Please return nothing but the lines between the line holding "Output the Python" and the line holding "plt.rcParams['font.family'] = ['Liberation", both ends included, without the pictures.

# start of Records to use

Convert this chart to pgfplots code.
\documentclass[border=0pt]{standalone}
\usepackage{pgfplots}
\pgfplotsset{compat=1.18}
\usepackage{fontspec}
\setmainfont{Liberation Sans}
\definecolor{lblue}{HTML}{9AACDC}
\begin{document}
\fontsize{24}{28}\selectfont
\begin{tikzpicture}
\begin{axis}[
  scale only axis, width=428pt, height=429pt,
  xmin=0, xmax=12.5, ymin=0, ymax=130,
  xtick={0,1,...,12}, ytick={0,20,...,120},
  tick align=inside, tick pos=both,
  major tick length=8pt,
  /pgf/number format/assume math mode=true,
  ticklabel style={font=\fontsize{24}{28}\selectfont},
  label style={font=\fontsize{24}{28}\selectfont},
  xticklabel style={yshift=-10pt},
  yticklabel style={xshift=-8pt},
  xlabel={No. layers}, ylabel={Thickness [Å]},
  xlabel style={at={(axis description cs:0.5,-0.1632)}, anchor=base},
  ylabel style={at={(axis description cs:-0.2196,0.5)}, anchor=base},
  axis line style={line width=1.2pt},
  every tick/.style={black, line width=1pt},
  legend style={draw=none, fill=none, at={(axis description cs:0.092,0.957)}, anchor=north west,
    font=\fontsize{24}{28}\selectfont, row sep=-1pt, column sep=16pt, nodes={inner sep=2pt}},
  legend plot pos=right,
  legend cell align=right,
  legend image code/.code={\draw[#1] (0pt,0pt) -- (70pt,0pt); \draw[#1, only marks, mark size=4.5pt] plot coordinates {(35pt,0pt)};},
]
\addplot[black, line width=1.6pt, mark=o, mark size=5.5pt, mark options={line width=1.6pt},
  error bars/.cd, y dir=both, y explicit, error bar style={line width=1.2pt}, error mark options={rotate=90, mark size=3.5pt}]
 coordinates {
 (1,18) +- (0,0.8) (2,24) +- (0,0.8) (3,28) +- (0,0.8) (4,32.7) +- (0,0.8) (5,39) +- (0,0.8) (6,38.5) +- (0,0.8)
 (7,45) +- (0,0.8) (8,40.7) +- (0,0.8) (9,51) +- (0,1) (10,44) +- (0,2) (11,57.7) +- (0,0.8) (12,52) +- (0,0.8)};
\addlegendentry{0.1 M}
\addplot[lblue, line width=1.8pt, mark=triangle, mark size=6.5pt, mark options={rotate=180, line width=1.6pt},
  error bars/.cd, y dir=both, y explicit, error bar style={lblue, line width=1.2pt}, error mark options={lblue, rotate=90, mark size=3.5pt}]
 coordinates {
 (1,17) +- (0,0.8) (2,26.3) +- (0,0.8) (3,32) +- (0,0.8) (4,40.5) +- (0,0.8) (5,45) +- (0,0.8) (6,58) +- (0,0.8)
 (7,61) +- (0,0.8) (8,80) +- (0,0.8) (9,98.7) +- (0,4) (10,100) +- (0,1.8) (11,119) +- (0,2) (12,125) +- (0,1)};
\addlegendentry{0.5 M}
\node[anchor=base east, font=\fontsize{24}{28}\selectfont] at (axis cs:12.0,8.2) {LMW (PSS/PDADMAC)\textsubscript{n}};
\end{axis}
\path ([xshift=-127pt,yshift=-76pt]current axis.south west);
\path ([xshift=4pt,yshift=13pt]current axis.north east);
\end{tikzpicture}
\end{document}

# end of Records to use
# start of Records to use

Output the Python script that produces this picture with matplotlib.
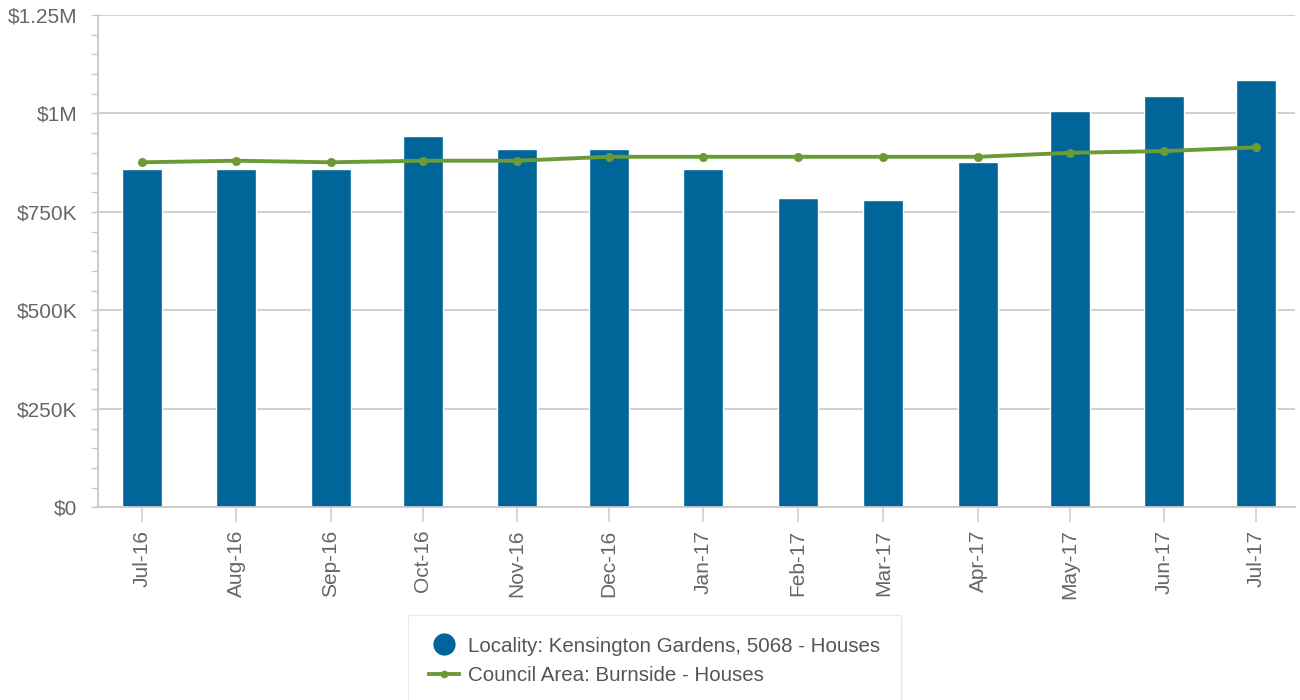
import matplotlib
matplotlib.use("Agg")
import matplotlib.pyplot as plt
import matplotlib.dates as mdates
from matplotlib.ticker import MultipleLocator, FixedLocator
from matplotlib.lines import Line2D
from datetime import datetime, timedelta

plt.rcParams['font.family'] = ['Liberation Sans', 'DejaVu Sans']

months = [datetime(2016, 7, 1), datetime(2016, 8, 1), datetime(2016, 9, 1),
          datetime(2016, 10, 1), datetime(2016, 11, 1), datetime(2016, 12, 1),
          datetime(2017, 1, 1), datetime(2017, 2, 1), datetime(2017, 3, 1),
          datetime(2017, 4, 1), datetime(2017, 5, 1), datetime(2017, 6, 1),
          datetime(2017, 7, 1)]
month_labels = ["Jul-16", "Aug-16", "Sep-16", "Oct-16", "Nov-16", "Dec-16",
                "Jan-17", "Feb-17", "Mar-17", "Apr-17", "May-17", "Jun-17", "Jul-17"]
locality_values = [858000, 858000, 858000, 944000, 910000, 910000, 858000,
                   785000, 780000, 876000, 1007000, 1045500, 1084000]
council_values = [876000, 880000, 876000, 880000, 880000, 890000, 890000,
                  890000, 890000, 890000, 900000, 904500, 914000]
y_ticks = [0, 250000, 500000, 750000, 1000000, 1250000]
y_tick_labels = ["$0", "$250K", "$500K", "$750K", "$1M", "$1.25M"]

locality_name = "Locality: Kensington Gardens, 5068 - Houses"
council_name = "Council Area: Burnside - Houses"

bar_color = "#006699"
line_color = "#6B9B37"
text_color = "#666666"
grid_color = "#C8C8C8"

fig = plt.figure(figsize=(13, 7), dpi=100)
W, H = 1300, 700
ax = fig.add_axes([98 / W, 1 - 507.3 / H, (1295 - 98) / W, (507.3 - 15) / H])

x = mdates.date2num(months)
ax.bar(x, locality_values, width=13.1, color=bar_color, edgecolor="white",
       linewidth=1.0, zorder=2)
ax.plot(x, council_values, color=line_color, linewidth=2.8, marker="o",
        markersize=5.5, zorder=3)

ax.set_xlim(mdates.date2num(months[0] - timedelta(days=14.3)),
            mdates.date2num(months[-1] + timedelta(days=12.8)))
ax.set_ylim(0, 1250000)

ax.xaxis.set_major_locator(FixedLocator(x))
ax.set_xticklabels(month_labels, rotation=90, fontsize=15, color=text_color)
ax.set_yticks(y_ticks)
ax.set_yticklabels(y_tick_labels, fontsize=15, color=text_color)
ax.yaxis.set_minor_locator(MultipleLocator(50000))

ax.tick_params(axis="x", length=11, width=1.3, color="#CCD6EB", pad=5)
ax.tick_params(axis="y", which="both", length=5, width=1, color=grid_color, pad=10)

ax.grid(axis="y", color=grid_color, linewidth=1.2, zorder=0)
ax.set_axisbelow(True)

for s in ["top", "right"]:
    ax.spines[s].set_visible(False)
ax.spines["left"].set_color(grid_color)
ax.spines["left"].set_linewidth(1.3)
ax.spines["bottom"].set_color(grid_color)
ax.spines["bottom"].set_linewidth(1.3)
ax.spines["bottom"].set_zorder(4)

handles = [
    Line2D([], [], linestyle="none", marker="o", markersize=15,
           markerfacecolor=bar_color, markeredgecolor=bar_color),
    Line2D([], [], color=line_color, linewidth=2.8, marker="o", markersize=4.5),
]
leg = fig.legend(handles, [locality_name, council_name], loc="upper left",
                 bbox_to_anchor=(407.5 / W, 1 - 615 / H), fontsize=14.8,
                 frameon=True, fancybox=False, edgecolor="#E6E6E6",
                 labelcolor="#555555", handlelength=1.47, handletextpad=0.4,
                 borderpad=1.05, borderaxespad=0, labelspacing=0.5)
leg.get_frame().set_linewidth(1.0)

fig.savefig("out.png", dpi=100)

# end of Records to use

(Task response)
Output the Python script that produces this picture with matplotlib.
import matplotlib
matplotlib.use("Agg")
import matplotlib.pyplot as plt
import matplotlib.dates as mdates
from matplotlib.ticker import MultipleLocator, FixedLocator
from matplotlib.lines import Line2D
from datetime import datetime, timedelta

plt.rcParams['font.family'] = ['Liberation Sans', 'DejaVu Sans']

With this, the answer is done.